SUPPLIED MATERIAL:
——
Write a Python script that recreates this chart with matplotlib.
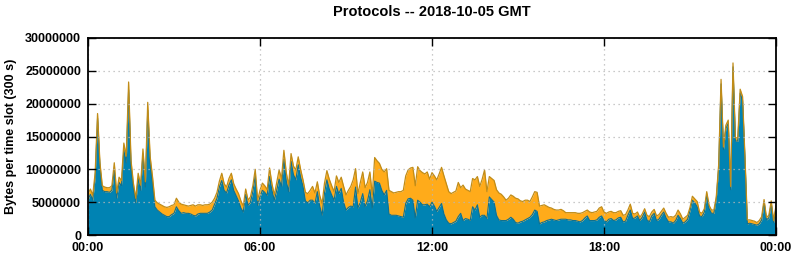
import matplotlib
matplotlib.use("Agg")
import matplotlib.pyplot as plt
import numpy as np

# bytes per 5 minute slot, in millions
total_mb = [
    6.3, 7.0, 6.1, 9.5, 18.5, 11.0, 7.5, 7.3, 7.2, 7.2, 7.5, 11.0,
    6.4, 8.8, 8.3, 14.0, 12.0, 23.3, 11.4, 7.9, 5.6, 9.4, 7.6, 13.1,
    8.1, 20.2, 12.0, 8.9, 5.3, 4.9, 4.7, 4.5, 4.3, 4.2, 4.3, 4.5,
    4.6, 5.6, 5.0, 4.7, 4.6, 4.5, 4.4, 4.5, 4.6, 4.4, 4.6, 4.6,
    4.5, 4.6, 4.6, 4.7, 5.0, 5.6, 6.5, 8.2, 9.4, 7.8, 7.3, 8.6,
    9.4, 7.8, 7.0, 6.3, 5.2, 4.4, 7.0, 5.3, 5.8, 7.5, 10.0, 5.3,
    6.8, 7.9, 7.5, 6.9, 10.2, 7.8, 6.1, 8.0, 9.9, 8.6, 12.9, 9.5,
    7.6, 12.4, 10.5, 9.9, 11.9, 10.0, 8.4, 6.5, 6.3, 6.8, 7.4, 6.4,
    8.1, 6.0, 4.8, 7.9, 9.8, 8.5, 7.5, 6.6, 9.0, 8.0, 8.8, 7.4,
    6.1, 6.8, 7.4, 8.4, 10.1, 6.3, 8.0, 9.6, 7.2, 8.0, 9.6, 6.1,
    11.8, 11.3, 10.9, 10.0, 9.6, 10.1, 6.8, 6.6, 6.4, 6.5, 6.6, 6.6,
    6.8, 9.0, 9.9, 10.2, 10.3, 7.5, 10.4, 9.8, 9.5, 9.3, 9.6, 8.5,
    9.5, 9.0, 8.4, 9.3, 10.3, 9.0, 7.8, 6.6, 6.3, 6.5, 6.7, 8.0,
    7.2, 7.6, 7.0, 6.8, 6.6, 8.6, 8.4, 8.9, 7.4, 8.5, 9.9, 6.6,
    8.9, 8.6, 8.3, 6.9, 6.4, 6.2, 5.8, 5.3, 5.6, 6.1, 5.9, 5.6,
    5.5, 5.2, 5.1, 5.3, 5.3, 5.1, 5.8, 6.6, 6.5, 4.4, 4.5, 4.6,
    4.4, 4.2, 4.1, 3.9, 3.8, 3.8, 3.9, 3.7, 3.4, 3.4, 3.4, 3.4,
    3.4, 3.3, 3.3, 3.4, 3.6, 3.8, 3.5, 3.4, 3.5, 3.6, 4.1, 4.3,
    3.5, 3.3, 3.5, 3.6, 3.4, 3.4, 3.6, 3.7, 3.0, 3.1, 3.8, 4.7,
    3.3, 3.2, 3.5, 2.7, 3.2, 4.0, 3.0, 2.8, 3.5, 3.9, 2.9, 3.1,
    3.6, 4.1, 3.3, 2.7, 2.8, 2.7, 3.0, 3.8, 3.2, 2.4, 2.7, 3.0,
    4.2, 5.9, 5.5, 5.1, 3.5, 3.3, 4.0, 6.6, 4.5, 3.8, 3.8, 5.8,
    10.7, 23.7, 13.4, 16.7, 17.5, 7.4, 26.2, 14.8, 14.8, 22.2, 21.1, 12.0,
    2.3, 2.3, 2.2, 2.1, 1.9, 2.2, 2.8, 5.4, 2.7, 3.0, 5.2, 2.2,
    4.5,
]
blue_mb = [
    5.4, 6.2, 5.3, 8.8, 17.8, 10.3, 6.8, 6.6, 6.6, 6.5, 6.8, 9.9,
    5.6, 8.0, 7.5, 12.9, 11.0, 22.1, 10.4, 7.1, 4.9, 8.6, 6.8, 12.3,
    7.3, 19.0, 11.0, 7.9, 4.3, 3.8, 3.5, 3.2, 3.0, 2.8, 2.8, 3.1,
    3.3, 4.3, 3.7, 3.3, 3.4, 3.3, 3.3, 3.2, 3.0, 2.9, 3.2, 3.3,
    3.3, 3.3, 3.3, 3.5, 3.8, 4.7, 5.6, 7.3, 8.3, 6.8, 6.4, 7.6,
    8.4, 6.8, 6.0, 5.2, 4.1, 3.5, 6.2, 4.5, 5.0, 6.6, 9.0, 4.5,
    5.8, 6.8, 6.5, 6.0, 8.9, 6.8, 5.3, 6.8, 8.5, 7.4, 11.5, 8.2,
    6.6, 11.2, 9.2, 8.4, 10.7, 8.8, 7.4, 5.2, 4.9, 5.3, 5.3, 4.8,
    6.6, 4.4, 3.0, 6.4, 8.4, 7.0, 6.1, 5.3, 7.4, 6.3, 7.1, 5.0,
    3.8, 4.2, 4.4, 4.3, 7.3, 4.1, 5.0, 6.3, 4.3, 5.2, 6.9, 4.1,
    8.2, 8.0, 7.9, 6.8, 6.1, 6.8, 3.2, 3.0, 3.0, 3.0, 2.9, 2.8,
    2.7, 4.8, 5.5, 5.6, 5.3, 2.6, 5.3, 5.0, 4.6, 4.6, 4.7, 4.3,
    5.0, 4.4, 3.6, 4.2, 4.8, 3.2, 2.3, 1.8, 1.7, 1.9, 2.1, 2.8,
    3.3, 2.2, 2.5, 2.4, 2.2, 4.3, 3.8, 4.6, 2.7, 3.0, 3.0, 2.5,
    5.8, 5.4, 5.0, 3.0, 2.3, 2.2, 2.2, 2.2, 2.4, 2.7, 2.4, 1.9,
    1.8, 2.0, 2.1, 2.3, 2.5, 2.7, 3.1, 3.8, 3.6, 1.7, 1.9, 2.0,
    2.2, 2.3, 2.4, 2.3, 2.2, 2.3, 2.4, 2.4, 2.4, 2.3, 2.3, 2.2,
    2.2, 2.1, 2.0, 2.2, 2.6, 2.9, 2.2, 2.2, 2.2, 2.3, 2.7, 2.9,
    2.2, 2.0, 2.4, 2.5, 2.2, 2.3, 2.6, 2.7, 2.0, 2.1, 3.0, 3.8,
    2.5, 2.6, 2.9, 2.2, 2.7, 3.5, 2.3, 2.0, 2.9, 3.3, 2.2, 2.4,
    3.0, 3.5, 2.6, 2.0, 2.0, 1.8, 2.2, 3.0, 2.5, 1.8, 2.0, 2.4,
    3.7, 5.3, 4.9, 4.3, 2.9, 2.8, 3.5, 6.1, 4.0, 3.3, 3.3, 5.5,
    10.3, 23.0, 13.0, 16.2, 17.0, 6.9, 25.6, 14.3, 14.3, 21.6, 20.5, 11.5,
    1.7, 1.8, 1.7, 1.6, 1.5, 1.7, 2.3, 5.0, 2.3, 2.6, 4.8, 1.9,
    4.1,
]
xtick_labels = ["00:00", "06:00", "12:00", "18:00", "00:00"]
ytick_values = [0, 5000000, 10000000, 15000000, 20000000, 25000000, 30000000]

total = np.array(total_mb) * 1e6
blue = np.array(blue_mb) * 1e6
hours = np.arange(len(total)) * 5 / 60.0

plt.rcParams["font.family"] = ["Liberation Sans", "DejaVu Sans"]
plt.rcParams["font.weight"] = "bold"

fig = plt.figure(figsize=(7.94, 2.60), dpi=100)
ax = fig.add_axes([88 / 794, 25 / 260, 688 / 794, 197 / 260])

ax.fill_between(hours, 0, blue, color="#0083b3", lw=0)
ax.fill_between(hours, blue, total, color="#ffab1a", lw=0)
ax.plot(hours, blue, color="#10708e", lw=0.8)
ax.plot(hours, total, color="#c08c18", lw=0.9)

ax.set_xlim(0, 24)
ax.set_ylim(0, 30000000)
ax.set_xticks([0, 6, 12, 18, 24])
ax.set_xticklabels(xtick_labels)
ax.set_yticks(ytick_values)
ax.set_yticklabels([str(v) for v in ytick_values])
ax.tick_params(direction="in", length=6, width=1, top=True, right=True,
               labelsize=9, pad=5)
for lab in ax.get_xticklabels() + ax.get_yticklabels():
    lab.set_fontweight("bold")

ax.grid(True, color="#b8b8b8", linestyle=(0, (1, 3)), lw=0.9)
ax.set_axisbelow(False)
for s in ax.spines.values():
    s.set_linewidth(1.3)
    s.set_zorder(5)

ax.set_ylabel("Bytes per time slot (300 s)", fontsize=9, fontweight="bold",
              labelpad=6)
fig.text(432 / 794, 1 - 12 / 260, "Protocols -- 2018-10-05 GMT", ha="center",
         va="center", fontsize=10.5, fontweight="bold")

fig.savefig("out.png", dpi=100)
——
WHAT YOU SHOULD DO: Without any pictures, reproduce the lines from the first one in the material through the line that has "import numpy as np", exactly as they appear.

WORKED ANSWER:
Write a Python script that recreates this chart with matplotlib.
import matplotlib
matplotlib.use("Agg")
import matplotlib.pyplot as plt
import numpy as np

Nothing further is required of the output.